In this file photo US singer and actress Lady Gaga (left) and US actor and filmmaker Bradley Cooper pose on the red carpet upon arrival for the UK premiere of the film “A Star is Born” in central London.—AFP photos

“A Star Is Born” led the pack in the movies category Wednesday at the Screen Actors Guild Awards nominations, seen as a bellwether in the run-up to the Oscars. The music romance reboot earned Bradley Cooper a nod for best actor, Lady Gaga for best actress and Sam Elliott for best supporting actor. The fourth nomination was for best cast.
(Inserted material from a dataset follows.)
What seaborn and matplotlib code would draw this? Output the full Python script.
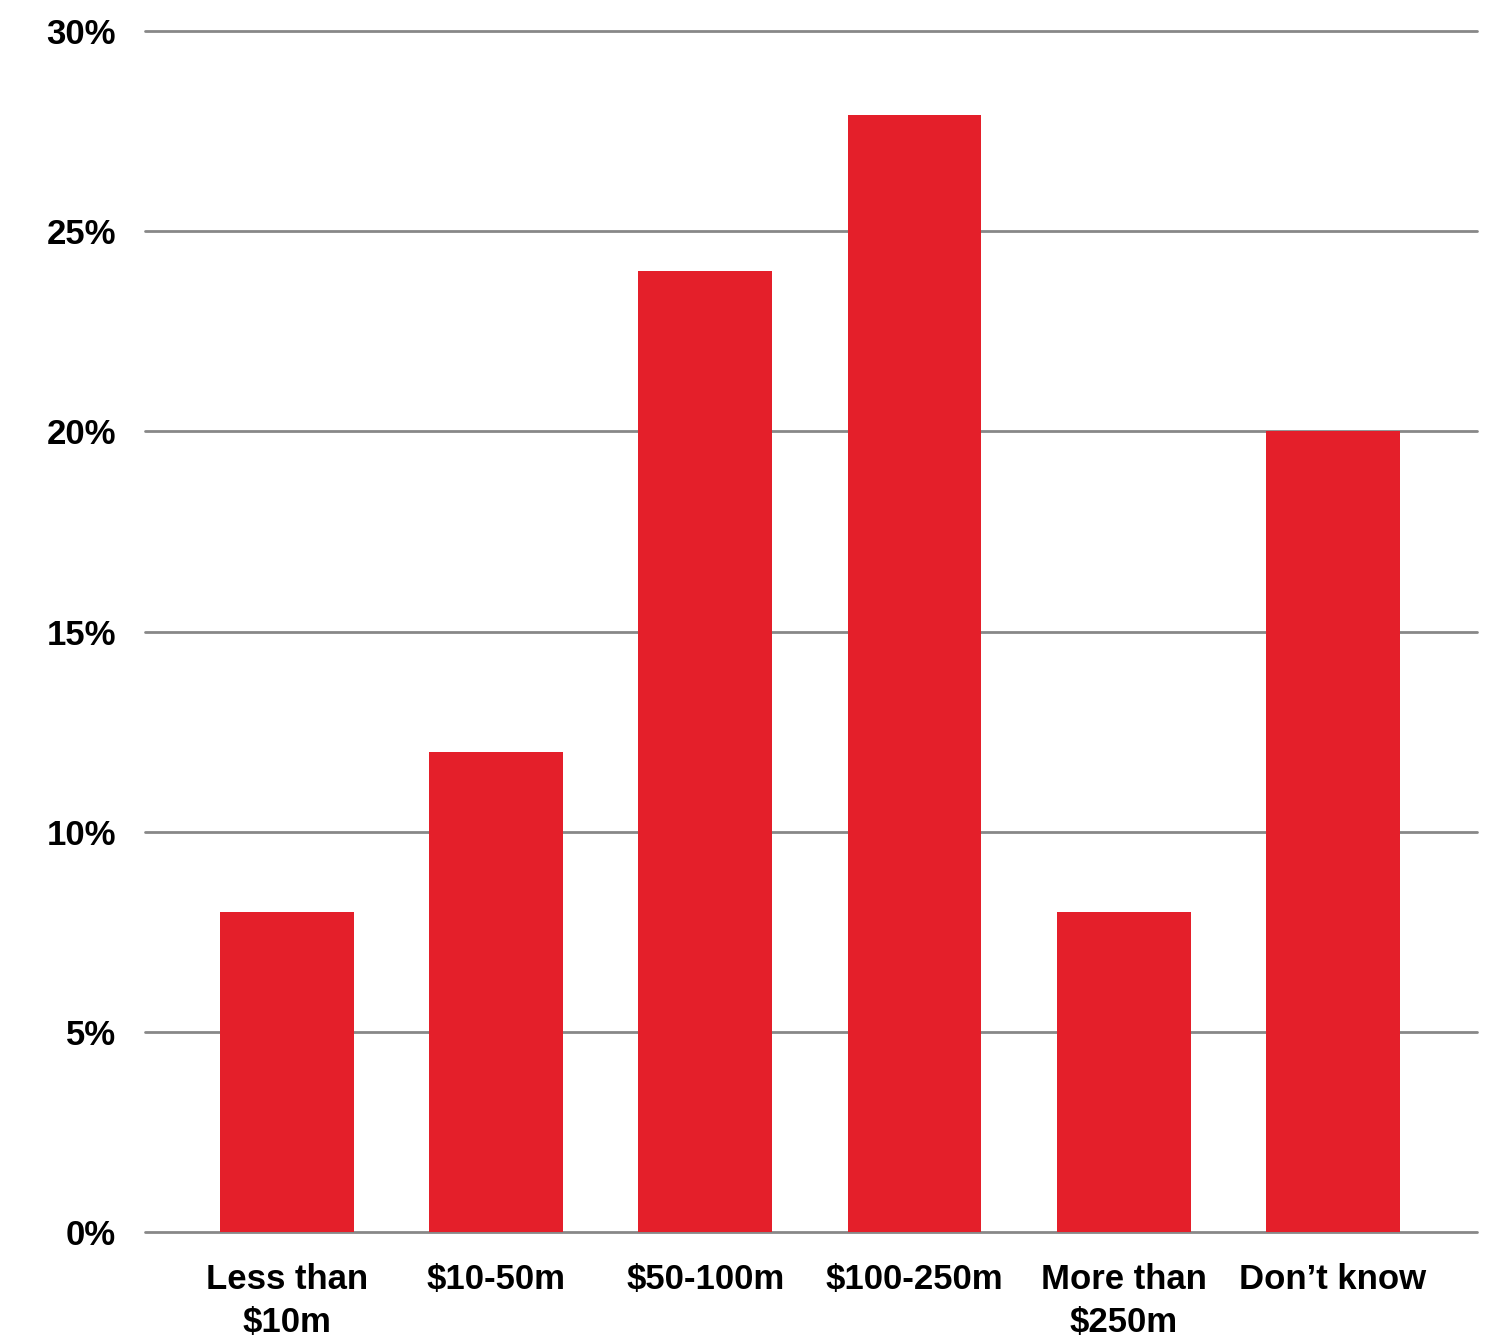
import matplotlib
matplotlib.use("Agg")
import matplotlib.pyplot as plt
import seaborn as sns
import pandas as pd

categories = ["Less than\n$10m", "$10-50m", "$50-100m", "$100-250m", "More than\n$250m", "Don\u2019t know"]
values = [8, 12, 24, 27.9, 8, 20]
yticks = [0, 5, 10, 15, 20, 25, 30]
ytick_labels = ["0%", "5%", "10%", "15%", "20%", "25%", "30%"]

sns.set_theme(style="white")
plt.rcParams['font.family'] = ['Liberation Sans', 'DejaVu Sans']

df = pd.DataFrame({"cat": categories, "val": values})

fig = plt.figure(figsize=(14.96, 13.37), dpi=100)
ax = fig.add_axes([0.0969, 0.0785, 0.8904, 0.8983])
sns.barplot(data=df, x="cat", y="val", color="#E41F2A", saturation=1, width=0.64,
            linewidth=0, edgecolor="none", ax=ax, zorder=3)

ax.set_ylim(0, 30)
ax.set_xlim(-0.68, 5.69)
ax.set_yticks(yticks)
ax.set_yticklabels(ytick_labels)
ax.yaxis.grid(True, color="#888888", linewidth=2)
for gl in ax.yaxis.get_gridlines():
    gl.set_clip_on(False)
ax.set_axisbelow(True)
for s in ax.spines.values():
    s.set_visible(False)
ax.set_xlabel("")
ax.set_ylabel("")
ax.tick_params(axis="y", length=0, pad=21, labelsize=25)
ax.tick_params(axis="x", length=0, pad=22, labelsize=25)
for lbl in ax.get_xticklabels() + ax.get_yticklabels():
    lbl.set_fontweight("bold")
    lbl.set_color("black")
for lbl in ax.get_xticklabels():
    lbl.set_linespacing(1.4)

fig.savefig("out.png", dpi=100, facecolor="white")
Spike Lee’s “BlacKkKlansman,” the true story of a black police officer who infiltrated the Ku Klux Klan with the help of a white partner, came in second with three nominations for best actor (John David Washington), best supporting actor (Adam Driver) and best cast. Other films nominated for best cast—the SAG’s top award—are superhero movie “Black Panther,” “Bohemian Rhapsody,” about Queen frontman Freddie Mercury, and summer rom-com hit “Crazy Rich Asians.” On the television side, Amazon’s breakout comedy “The Marvelous Mrs. Maisel” and the Netflix drama “Ozark” led the pack with four nominations each.

Other shows nominated include FX’s Cold War spy thriller “The Americans,” NBC’s “This Is Us” and “The Handmaid’s Tale,” the runaway hit series based on the dystopian 1985 novel by Margaret Atwood. Among the plethora of actors nominated are Antonio Banderas, who received an outstanding performance nod for his portrayal of Pablo Picasso in the National Geographic mini-series “Genius,” Patricia Arquette for “Escape at Dannamora,” and Anthony Hopkins for “King Lear.” Some of the surprising snubs for movies include Alfonso Cuaron’s “Roma,” seen as an Oscar frontrunner, “First Man,” about Neil Armstrong’s moon landing, and “Widows,” about a group of women who try to pull off a heist after their husbands are killed in a botched robbery.

‘Great performances ignored’
On the television side, Oscar-winner Julia Roberts came out empty-handed for her role in Amazon drama “Homecoming” as did Donald Glover for “Atlanta.” “Look at how many great performances were ignored because their films were not popular,” tweeted Sasha Stone, the founder of specialized industry website Awards Daily. “Does it have anything whatsoever to do with the performance? NO. Does it ever? NO. Sorry but no.” Last week, “Vice,” a biopic about Dick Cheney starring Christian Bale as the former US vice president, earned the most Golden Globe nominations with six, including best comedy film.

The movie—which only opens in US theaters on Christmas Day—bucked some predictions, earning one more nod than “A Star Is Born.” This year’s awards are taking place after the #MeToo movement—sparked by bombshell sexual assault claims against movie mogul Harvey Weinstein—dominated the prizegiving season last year, as Hollywood dealt with the fallout from the crisis. Although less high-profile than the Golden Globes, the SAG awards are seen as more of an indicator of Oscars glory, since members represent a disproportionately large section of the roughly 8,000 voters for the Academy of Motion Picture Arts and Sciences. The 25th Annual Screen Actors Guild Awards will take place on January 27 in Los Angeles.